UKB Field IDs must be in a column titled “Field ID”
human-readable names must be in a column titled “NewVarName”

But we encourage the other columns as sensible bits of info to keep there!

Extracting the data

First you will need to source extract_data.R so the functions are loaded for use.

source("/path/to/extract_data.R")

Usage

You need to use the DB_extract() function which takes the following form:

DB_extract(
    extract_cols,
    db = config$data$database,
    name_map = config$cleaning$renaming,
    withdrawals = config$cleaning$withdrawals
)

Arguments

extract_cols
- A character vector specifying the columns you want to extract from the database.
- Note that each column must be fully specified using field name, instance and array (eg Rec_DateAssess.0.0)
db
- A string giving the filepath to the database you want to extract data from
name_map
- A string giving the filepath to a mapping file (.csv, formatted as described above) to convert UKB Field IDs to human-readable names
withdrawals
- A string giving the filepath to the .csv file containing the list of withdrawn UKB participants (you should receive this by email from UKB periodically)

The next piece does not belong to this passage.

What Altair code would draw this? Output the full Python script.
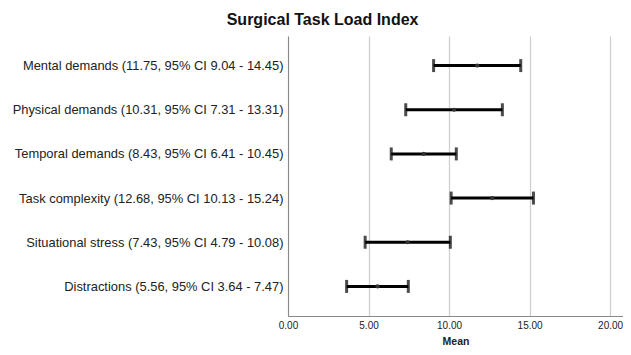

The arguments db, name_map and withdrawals take default values from your config.yml if you haven’t explicitly supplied alternatives.

Note that you will need to manually specify the instances and arrays for each field you want to extract. We recommend that you always look at the Data Showcase page for your fields of interest, and understand the columns available (described by the instance and array)

Example

data <- DB_extract(
    extract_cols = c(
        "ID", 
        "Rec_DateAssess.0.0",
        paste0("HMH_HeartProbs.0.", seq(0, 3, by=1))
    )
) 

In this example, we are extracting

Field 53: Date of baseline assessment
- We are extracting only the date of the first assessment visit (instance 0)
Field 6150: Vascular/heart problems
- We are extracting this field for the first assessment visit only (instance 0)
- We are extracting four columns of this field, corresponding to the four possible conditions that could be reported in this question (array 0-3)

Alternatives

You can of course extract the data in any way you prefer, DB_extract() is just a wrapper around functions provided in the duckDB and DBI packages.

If you are familiar with SQL, you may wish to submit queries directly using dbGetQuery from DBI.

Another useful R package for interfacing with databases is dbplyr which allows you to write dplyr style code that is converted into SQL queries for you.